Wallström also cites a growing body of research showing that women’s security is directly related to both national and international security. In the 2012 book “Sex and World Peace” a team of four researchers (Valerie M. Hudson, Bonnie Ballif-Spanvill, Mary Caprioli, and Chad F. Emmett) present data indicating that the more violent a state and its citizens are toward women, the more violent that state is likely to be over all, both internally and in its dealings with outside world. “In fact, the very best predictor of a state’s peacefulness is not its level of wealth, its level of democracy, or its ethno-religious identity; the best predictor of a state’s peacefulness is how well its women are treated,” Hudson wrote in a piece for Foreign Policy.
Politicians rarely see women’s rights as having a direct impact on problems of war and peace. But according to this school of thought, a foreign policy that strives to address global gender inequity should in fact be on the agenda of any politician concerned with global security. Particularly at a time when the overwhelmingly male foreign-policy establishment, including international organizations such as the United Nations, appears to have run out of ideas for how to manage or even approach violent conflicts, a more gendered perspective on foreign affairs may in fact be a pragmatic strategy.
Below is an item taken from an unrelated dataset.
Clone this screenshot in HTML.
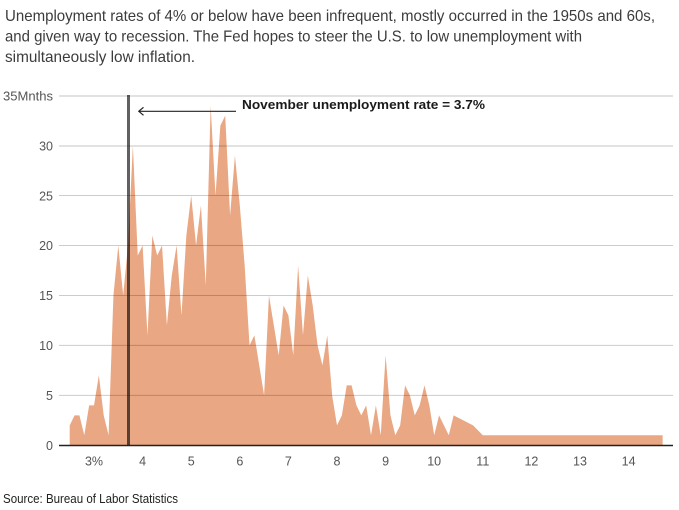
<!DOCTYPE html>
<html>
<head>
<meta charset="utf-8">
<style>
  html, body { margin: 0; padding: 0; background: #ffffff; }
  body { width: 679px; height: 510px; overflow: hidden; }
  svg { display: block; }
  text { font-family: "Liberation Sans", sans-serif; }
</style>
</head>
<body>
<svg width="679" height="510" viewBox="0 0 679 510" xmlns="http://www.w3.org/2000/svg">
  <rect x="0" y="0" width="679" height="510" fill="#ffffff"/>

  <!-- Title -->
  <g fill="#3c3c3c" font-size="16">
    <text x="5" y="21" textLength="650" lengthAdjust="spacingAndGlyphs">Unemployment rates of 4% or below have been infrequent, mostly occurred in the 1950s and 60s,</text>
    <text x="5" y="41.5" textLength="577" lengthAdjust="spacingAndGlyphs">and given way to recession. The Fed hopes to steer the U.S. to low unemployment with</text>
    <text x="5" y="62" textLength="190" lengthAdjust="spacingAndGlyphs">simultaneously low inflation.</text>
  </g>

  <!-- Area series (data coords: x = rate, y = months) -->
  <path transform="matrix(48.6 0 0 -9.99 -51.8 445.3)" fill="#e9a783" stroke="none"
    d="M2.5 0 L2.5 2 L2.6 3 L2.7 3 L2.8 1 L2.9 4 L3.0 4 L3.1 7 L3.2 3 L3.3 1 L3.4 15 L3.5 20 L3.6 15 L3.7 20 L3.8 30 L3.9 19 L4.0 20 L4.1 11 L4.2 21 L4.3 19 L4.4 20 L4.5 12 L4.6 17 L4.7 20 L4.8 13 L4.9 21 L5.0 25 L5.1 20 L5.2 24 L5.3 16 L5.4 34 L5.5 25 L5.6 32 L5.7 33 L5.8 23 L5.9 29 L6.0 24 L6.1 18 L6.2 10 L6.3 11 L6.4 8 L6.5 5 L6.6 15 L6.7 12 L6.8 9 L6.9 14 L7.0 13 L7.1 9 L7.2 18 L7.3 11 L7.4 17 L7.5 14 L7.6 10 L7.7 8 L7.8 11 L7.9 5 L8.0 2 L8.1 3 L8.2 6 L8.3 6 L8.4 4 L8.5 3 L8.6 4 L8.7 1 L8.8 4 L8.9 1 L9.0 9 L9.1 3 L9.2 1 L9.3 2 L9.4 6 L9.5 5 L9.6 3 L9.7 4 L9.8 6 L9.9 4 L10.0 1 L10.1 3 L10.2 2 L10.3 1 L10.4 3 L10.8 2 L11.0 1 L14.7 1 L14.7 0 Z"/>

  <!-- Gridlines -->
  <g stroke="rgba(0,0,0,0.2)" stroke-width="1">
    <line x1="59" y1="395.35" x2="673" y2="395.35"/>
    <line x1="59" y1="345.4" x2="673" y2="345.4"/>
    <line x1="59" y1="295.45" x2="673" y2="295.45"/>
    <line x1="59" y1="245.5" x2="673" y2="245.5"/>
    <line x1="59" y1="195.55" x2="673" y2="195.55"/>
    <line x1="59" y1="146" x2="673" y2="146" stroke="rgba(0,0,0,0.15)" stroke-width="1.5"/>
    <line x1="59" y1="96" x2="673" y2="96" stroke="rgba(0,0,0,0.15)" stroke-width="1.5"/>
  </g>

  <!-- Baseline -->
  <line x1="59" y1="445.5" x2="673" y2="445.5" stroke="#222" stroke-width="1.5"/>

  <!-- Vertical marker at 3.7 -->
  <line x1="128.5" y1="95" x2="128.5" y2="445" stroke="rgba(0,0,0,0.62)" stroke-width="3"/>

  <!-- Annotation arrow -->
  <line x1="139" y1="111.3" x2="236" y2="111.3" stroke="#222" stroke-width="1.2"/>
  <polyline points="143.5,107.3 138.8,111.3 143.5,115.3" fill="none" stroke="#222" stroke-width="1.2"/>
  <text x="242" y="109" font-size="13" font-weight="bold" fill="#1a1a1a" textLength="243" lengthAdjust="spacingAndGlyphs">November unemployment rate = 3.7%</text>

  <!-- Y labels -->
  <g fill="#555" font-size="12.5" text-anchor="end">
    <text x="53" y="100.7" textLength="50" lengthAdjust="spacingAndGlyphs">35Mnths</text>
    <text x="53" y="150.5">30</text>
    <text x="53" y="200.3">25</text>
    <text x="53" y="250.2">20</text>
    <text x="53" y="300.2">15</text>
    <text x="53" y="350.1">10</text>
    <text x="53" y="400.1">5</text>
    <text x="53" y="450">0</text>
  </g>

  <!-- X labels -->
  <g fill="#555" font-size="12.5" text-anchor="middle">
    <text x="94" y="465.5">3%</text>
    <text x="142.6" y="465.5">4</text>
    <text x="191.2" y="465.5">5</text>
    <text x="239.8" y="465.5">6</text>
    <text x="288.4" y="465.5">7</text>
    <text x="337" y="465.5">8</text>
    <text x="385.6" y="465.5">9</text>
    <text x="434.2" y="465.5">10</text>
    <text x="482.8" y="465.5">11</text>
    <text x="531.4" y="465.5">12</text>
    <text x="580" y="465.5">13</text>
    <text x="628.6" y="465.5">14</text>
  </g>

  <!-- Source -->
  <text x="3" y="503" font-size="12.5" fill="#222" textLength="175" lengthAdjust="spacingAndGlyphs">Source: Bureau of Labor Statistics</text>
</svg>
</body>
</html>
The authors of “Sex and World Peace” go so far as to suggest that, in the future, “the clash of civilizations” will be based not on ethnic and political differences, but rather on beliefs about gender.
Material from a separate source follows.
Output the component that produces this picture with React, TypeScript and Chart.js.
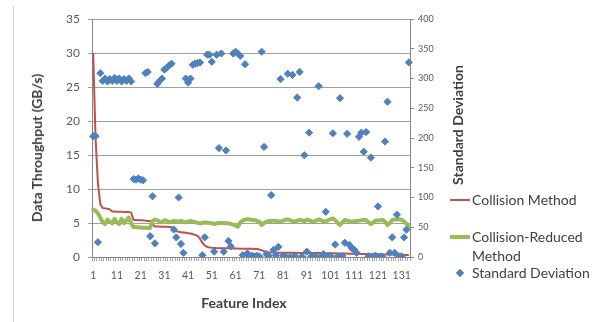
import React, { useEffect, useRef } from 'react';
import { Chart, registerables } from 'chart.js';

Chart.register(...registerables);

// Feature indices 1..134 along the category axis
const featureIndex: string[] = Array.from({ length: 134 }, (_, i) => String(i + 1));
const shownIndexLabels = ['1', '11', '21', '31', '41', '51', '61', '71', '81', '91', '101', '111', '121', '131'];

// Throughput (GB/s), left axis
const collisionMethod = [
  30, 17.5, 10.8, 7.8, 7.2, 7.15, 7.1, 7.0, 6.7, 6.7,
  6.65, 6.65, 6.65, 6.6, 6.6, 6.6, 6.55, 5.45, 5.45, 5.4,
  5.4, 5.4, 5.35, 5.3, 5.3, 4.8, 4.5, 4.5, 4.5, 4.45,
  4.45, 4.45, 4.4, 4.4, 4.1, 3.8, 3.7, 3.65, 3.6, 3.55,
  3.5, 3.45, 3.35, 3.25, 3.1, 2.7, 2.1, 1.7, 1.5, 1.4,
  1.35, 1.33, 1.31, 1.3, 1.3, 1.28, 1.28, 1.27, 1.26, 1.25,
  1.25, 1.24, 1.23, 1.22, 1.22, 1.21, 1.2, 1.2, 1.19, 1.18,
  1.1, 1.0, 0.85, 0.75, 0.7, 0.67, 0.65, 0.64, 0.63, 0.63,
  0.63, 0.62, 0.62, 0.62, 0.61, 0.61, 0.61, 0.6, 0.6, 0.6,
  0.6, 0.59, 0.59, 0.58, 0.58, 0.57, 0.57, 0.56, 0.56, 0.55,
  0.55, 0.54, 0.54, 0.53, 0.52, 0.51, 0.5, 0.5, 0.49, 0.48,
  0.47, 0.46, 0.46, 0.45, 0.44, 0.43, 0.43, 0.42, 0.41, 0.4,
  0.4, 0.39, 0.38, 0.37, 0.37, 0.36, 0.35, 0.34, 0.34, 0.33,
  0.32, 0.31, 0.3, 0.3,
];

const collisionReducedMethod = [
  7.0, 6.8, 6.4, 5.8, 5.1, 4.85, 5.5, 5.2, 4.95, 5.6,
  5.1, 4.85, 5.6, 4.95, 5.4, 5.8, 4.95, 4.4, 4.4, 4.35,
  4.35, 4.3, 4.3, 4.25, 4.3, 5.3, 5.5, 5.4, 5.2, 5.1,
  5.4, 5.35, 5.1, 5.2, 5.3, 5.25, 5.2, 5.3, 5.2, 5.1,
  5.2, 5.3, 5.2, 5.15, 5.0, 4.95, 5.0, 5.1, 5.05, 5.0,
  4.95, 4.85, 4.95, 5.0, 5.05, 5.0, 4.95, 4.95, 4.85, 4.75,
  4.6, 4.45, 5.1, 5.35, 5.5, 5.55, 5.5, 5.45, 5.45, 5.3,
  5.2, 4.7, 5.0, 5.2, 5.3, 5.3, 5.35, 5.3, 5.25, 5.2,
  5.35, 5.45, 5.55, 5.4, 5.25, 5.2, 5.35, 5.45, 5.4, 5.25,
  5.5, 5.4, 5.25, 5.2, 5.35, 5.55, 5.4, 5.25, 5.2, 5.4,
  5.55, 5.7, 5.4, 5.0, 4.7, 5.1, 5.45, 5.35, 5.25, 5.2,
  5.25, 5.3, 5.35, 5.4, 5.45, 5.45, 5.1, 4.85, 5.1, 5.35,
  5.35, 5.4, 5.45, 5.2, 4.7, 5.0, 5.45, 5.5, 5.5, 5.55,
  5.45, 5.2, 4.9, 4.46,
];

// Standard deviation, right axis
const standardDeviation = [
  203, 203, 25, 309, 296, 300, 295, 299, 296, 301,
  296, 300, 295, 299, 296, 300, 295, 131, 130, 132,
  130, 129, 309, 311, 35, 102, 23, 291, 296, 300,
  315, 318, 322, 325, 46, 33, 100, 22, 7, 300,
  293, 300, 323, 325, 326, 327, 3, 33, 340, 340,
  328, 9, 340, 183, 342, 9, 179, 27, 18, 342,
  345, 342, 338, 3, 324, 6, 1, 2, 1, 2,
  1, 345, 185, 5, 2, 104, 12, 3, 17, 299,
  2, 1, 308, 0, 306, 2, 268, 311, 1, 171,
  9, 209, 1, 2, 0, 287, 1, 5, 76, 1,
  2, 208, 21, 1, 267, 2, 24, 207, 20, 15,
  12, 7, 202, 209, 177, 210, 1, 167, 1, 2,
  85, 1, 0, 194, 261, 7, 33, 7, 71, 1,
  1, 33, 46, 327,
];

const throughputTicks = [0, 5, 10, 15, 20, 25, 30, 35];
const deviationTicks = [0, 50, 100, 150, 200, 250, 300, 350, 400];

const RED = '#C0504D';
const GREEN = '#9BBB59';
const BLUE = '#4F81BD';
const TICK_TEXT = '#595959';
const TITLE_TEXT = '#404040';
const FONT = 'Lato, "Open Sans", sans-serif';

export default function App() {
  const canvasRef = useRef<HTMLCanvasElement>(null);

  useEffect(() => {
    const canvas = canvasRef.current;
    if (!canvas) return;
    const chart = new Chart(canvas, {
      type: 'line',
      data: {
        labels: featureIndex,
        datasets: [
          {
            label: 'Standard Deviation',
            data: standardDeviation,
            yAxisID: 'y1',
            showLine: false,
            pointStyle: 'rectRot',
            pointRadius: 3.6,
            pointBorderWidth: 1,
            pointBackgroundColor: BLUE,
            pointBorderColor: BLUE,
            borderColor: BLUE,
            backgroundColor: BLUE,
            order: 0,
          },
          {
            label: 'Collision-Reduced Method',
            data: collisionReducedMethod,
            yAxisID: 'y',
            borderColor: GREEN,
            backgroundColor: GREEN,
            borderWidth: 4,
            borderJoinStyle: 'round',
            borderCapStyle: 'round',
            pointRadius: 0,
            tension: 0,
            order: 1,
          },
          {
            label: 'Collision Method',
            data: collisionMethod,
            yAxisID: 'y',
            borderColor: RED,
            backgroundColor: RED,
            borderWidth: 2,
            borderJoinStyle: 'round',
            pointRadius: 0,
            tension: 0,
            order: 2,
          },
        ],
      },
      options: {
        responsive: false,
        animation: false,
        events: [],
        layout: { padding: { top: 19, left: 0, right: 0, bottom: 0 } },
        plugins: { legend: { display: false }, tooltip: { enabled: false } },
        scales: {
          x: {
            type: 'category',
            offset: true,
            grid: { offset: true, drawOnChartArea: false, drawTicks: true, tickLength: 4, color: '#a6a6a6' },
            border: { color: '#868686', width: 1 },
            ticks: {
              autoSkip: false,
              maxRotation: 0,
              minRotation: 0,
              padding: 8,
              color: TICK_TEXT,
              font: { family: FONT, size: 10.5 },
              callback: (_v: any, i: number) =>
                shownIndexLabels.includes(featureIndex[i]) ? featureIndex[i] : '',
            },
            afterFit: (s: any) => { s.height = 65; },
          },
          y: {
            position: 'left',
            min: 0,
            max: 35,
            afterBuildTicks: (s: any) => { s.ticks = throughputTicks.map((v) => ({ value: v })); },
            grid: { color: '#a0a0a0', tickLength: 4 },
            border: { color: '#868686', width: 1 },
            ticks: { padding: 8, color: TICK_TEXT, font: { family: FONT, size: 12 } },
            afterFit: (s: any) => { s.width = 92; },
          },
          y1: {
            position: 'right',
            min: 0,
            max: 400,
            afterBuildTicks: (s: any) => { s.ticks = deviationTicks.map((v) => ({ value: v })); },
            grid: { drawOnChartArea: false, tickLength: 4, color: '#868686' },
            border: { color: '#868686', width: 1 },
            ticks: { padding: 4, color: TICK_TEXT, font: { family: FONT, size: 9 } },
            afterFit: (s: any) => { s.width = 201; },
          },
        },
      },
    } as any);
    return () => chart.destroy();
  }, []);

  const titleStyle: React.CSSProperties = {
    position: 'absolute',
    fontFamily: FONT,
    fontWeight: 700,
    fontSize: 14,
    color: TITLE_TEXT,
    whiteSpace: 'nowrap',
    lineHeight: 1,
  };
  const legendText: React.CSSProperties = {
    position: 'absolute',
    left: 472,
    fontFamily: FONT,
    fontSize: 14,
    color: TITLE_TEXT,
    whiteSpace: 'nowrap',
    lineHeight: 1,
    transform: 'translateY(-50%)',
  };

  return (
    <div style={{ position: 'fixed', left: 0, top: 0, width: 611, height: 322, overflow: 'hidden', background: '#fff' }}>
      <div style={{ position: 'absolute', left: 13, top: 6, width: 1, height: 330, background: '#d9d9d9' }} />
      <canvas ref={canvasRef} width={611} height={322} style={{ position: 'absolute', left: 0, top: 0 }} />

      <div style={{ ...titleStyle, left: 37, top: 148, transform: 'translate(-50%, -50%) rotate(-90deg)' }}>
        Data Throughput (GB/s)
      </div>
      <div style={{ ...titleStyle, left: 458, top: 125, transform: 'translate(-50%, -50%) rotate(-90deg)' }}>
        Standard Deviation
      </div>
      <div style={{ ...titleStyle, left: 244, top: 303, transform: 'translate(-50%, -50%)' }}>
        Feature Index
      </div>

      <div style={{ position: 'absolute', left: 450, top: 199, width: 20, height: 2, background: RED }} />
      <div style={{ ...legendText, top: 200 }}>Collision Method</div>

      <div style={{ position: 'absolute', left: 450, top: 235, width: 20, height: 4, background: GREEN }} />
      <div style={{ ...legendText, top: 237 }}>Collision-Reduced</div>
      <div style={{ ...legendText, top: 256 }}>Method</div>

      <div style={{ position: 'absolute', left: 457, top: 270, width: 6, height: 6, background: BLUE, transform: 'rotate(45deg)' }} />
      <div style={{ ...legendText, top: 273 }}>Standard Deviation</div>
    </div>
  );
}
Sweden hardly constitutes a threat to anyone, but Saudi Arabia’s diplomatic show of force against the small Scandinavian country may indicate that it would prefer for Wallström’s ideas not to spread beyond Stockholm. As for other countries, they likely will not want to follow Sweden’s example of angering the world’s largest oil exporter and one of the most important players in the Middle East. But there is an obvious double standard in how Western leaders stress the importance of both human rights and women’s rights but mostly fall silent on these issues as soon as immediate economic interests and political alliances are at stake.
Wallström plans to continue her experiment of not only championing women’s rights but also putting actual policy behind them, calculating, presumably, that Sweden can afford to do this. Most recently, she has proposed that the E.U. appoint a special representative for women’s issues.
“It’s time to become a little braver in foreign policy,” Wallström told me. “Does anyone seriously mean that Sweden should apologize for what we say about democracy and human rights? We’re not backing down from that.”